• [The problem]: From the first line of the data down to and including the line with "mu = np.array([1.330, 1.333, 1.330, 1.336, 1.339, 1.340, 1.344])", copy everything exactly, leaving out pictures.

• [Records for the task]:
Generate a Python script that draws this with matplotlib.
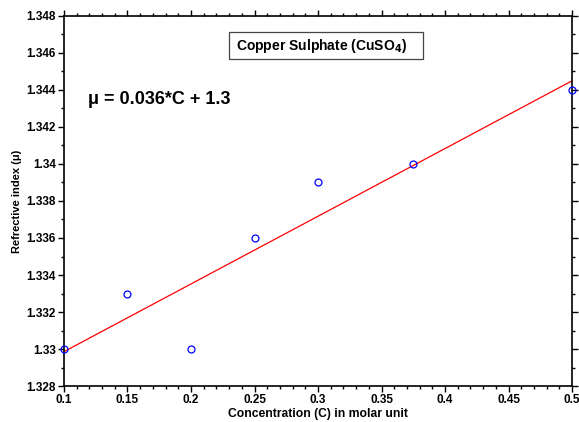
import numpy as np
import matplotlib
matplotlib.use("Agg")
import matplotlib.pyplot as plt
from matplotlib.ticker import MultipleLocator, FormatStrFormatter
from matplotlib.patches import Rectangle

plt.rcParams['font.family'] = ['Liberation Sans', 'DejaVu Sans']
plt.rcParams['font.weight'] = 'bold'

# data
conc = np.array([0.1, 0.15, 0.2, 0.25, 0.3, 0.375, 0.5])
mu = np.array([1.330, 1.333, 1.330, 1.336, 1.339, 1.340, 1.344])

# least squares line
slope, inter = np.polyfit(conc, mu, 1)
xfit = np.array([0.1, 0.5])
yfit = slope * xfit + inter

fig = plt.figure(figsize=(5.79, 4.22), dpi=100)
ax = fig.add_axes([0.1105, 0.0853, 0.8775, 0.8768])

ax.plot(xfit, yfit, color='red', linewidth=0.9)
ax.plot(conc, mu, 'o', markerfacecolor='none', markeredgecolor='blue',
        markersize=5, markeredgewidth=0.9, linestyle='none', clip_on=False, zorder=5)

ax.set_xlim(0.1, 0.5)
ax.set_ylim(1.328, 1.348)
ax.xaxis.set_major_locator(MultipleLocator(0.05))
ax.xaxis.set_minor_locator(MultipleLocator(0.01))
ax.yaxis.set_major_locator(MultipleLocator(0.002))
ax.yaxis.set_minor_locator(MultipleLocator(0.001))
ax.xaxis.set_major_formatter(FormatStrFormatter('%g'))
ax.yaxis.set_major_formatter(FormatStrFormatter('%g'))

ax.tick_params(which='both', direction='out', top=True, right=True,
               labeltop=False, labelright=False, width=1)
ax.tick_params(which='major', length=4, labelsize=8.5, pad=2)
ax.tick_params(which='minor', length=2)
for lab in ax.get_xticklabels() + ax.get_yticklabels():
    lab.set_fontweight('bold')
for sp in ax.spines.values():
    sp.set_linewidth(1.2)

ax.set_xlabel("Concentration (C) in molar unit", fontsize=8.7, fontweight='bold', labelpad=1)
ax.set_ylabel("Refrective index (\u03bc)", fontsize=8, fontweight='bold', labelpad=3)

ax.text(0.047, 0.773, "\u03bc = 0.036*C + 1.3", transform=ax.transAxes,
        fontsize=13, fontweight='bold', va='center', ha='left')

ax.add_patch(Rectangle((0.325, 0.884), 0.382, 0.073, transform=ax.transAxes,
                       facecolor='white', edgecolor='#444444', linewidth=0.9, zorder=4))
ax.text(0.339, 0.92, "Copper Sulphate (CuSO$_\\mathbf{4}$)", transform=ax.transAxes,
        fontsize=10, fontweight='bold', va='center', ha='left', zorder=6)

fig.savefig("out.png", dpi=100)
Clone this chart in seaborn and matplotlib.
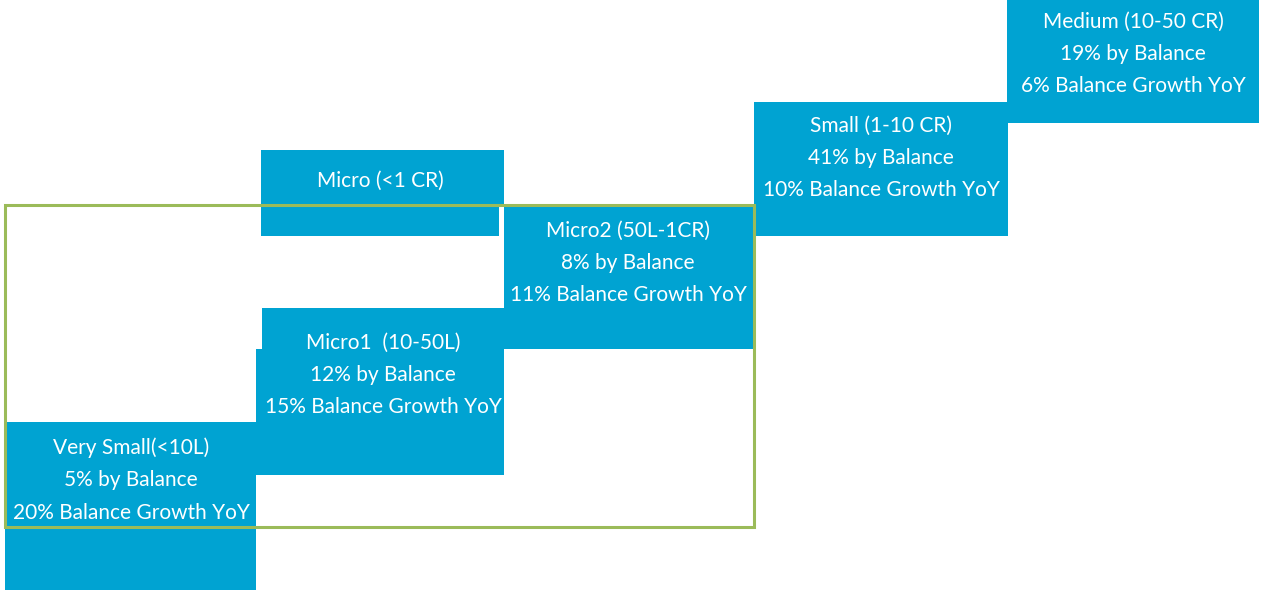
import matplotlib
matplotlib.use("Agg")
import matplotlib.pyplot as plt
from matplotlib.patches import Rectangle
import seaborn as sns

# ---- data ----
segments = ["Very Small(<10L)", "Micro1  (10-50L)", "Micro (<1 CR)", "Micro2 (50L-1CR)",
            "Small (1-10 CR)", "Medium (10-50 CR)"]
balance_share = [5, 12, None, 8, 41, 19]      # % by Balance
balance_growth = [20, 15, None, 11, 10, 6]     # % Balance Growth YoY

# ---- layout (pixel coordinates: x0, x1, y0, y1) ----
boxes = [
    [(5, 256, 422, 590)],
    [(262, 504, 308, 475), (256, 262, 349, 475)],
    [(261, 504, 150, 205), (261, 499, 205, 236)],
    [(504, 753, 205, 349)],
    [(754, 1008, 102, 236)],
    [(1007, 1259, 0, 123)],
]
text_pos = [(131, 480), (383, 375), (380, 181), (628, 263), (881, 158), (1133, 54)]
frame = (5, 754, 205, 527)

BLUE = "#00A3D2"
GREEN = "#9BBB59"

sns.set_theme(style="white")
plt.rcParams['font.family'] = ['Lato', 'DejaVu Sans']

fig = plt.figure(figsize=(12.65, 5.9), dpi=100)
ax = fig.add_axes([0, 0, 1, 1])
ax.set_xlim(0, 1265)
ax.set_ylim(590, 0)
ax.axis("off")

for rects in boxes:
    for (x0, x1, y0, y1) in rects:
        ax.add_patch(Rectangle((x0, y0), x1 - x0, y1 - y0, facecolor=BLUE,
                               edgecolor="none", zorder=2))

fx0, fx1, fy0, fy1 = frame
ax.add_patch(Rectangle((fx0, fy0), fx1 - fx0, fy1 - fy0, facecolor="none",
                       edgecolor=GREEN, linewidth=2.2, zorder=3))

for name, sh, gr, (tx, ty) in zip(segments, balance_share, balance_growth, text_pos):
    if sh is None:
        label = name
    else:
        label = f"{name}\n{sh}% by Balance\n{gr}% Balance Growth YoY"
    ax.text(tx, ty, label, ha="center", va="center", color="white",
            fontsize=15, linespacing=1.78, zorder=4)

fig.savefig("out.png", dpi=100)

• [Exercise response]:
Generate a Python script that draws this with matplotlib.
import numpy as np
import matplotlib
matplotlib.use("Agg")
import matplotlib.pyplot as plt
from matplotlib.ticker import MultipleLocator, FormatStrFormatter
from matplotlib.patches import Rectangle

plt.rcParams['font.family'] = ['Liberation Sans', 'DejaVu Sans']
plt.rcParams['font.weight'] = 'bold'

# data
conc = np.array([0.1, 0.15, 0.2, 0.25, 0.3, 0.375, 0.5])
mu = np.array([1.330, 1.333, 1.330, 1.336, 1.339, 1.340, 1.344])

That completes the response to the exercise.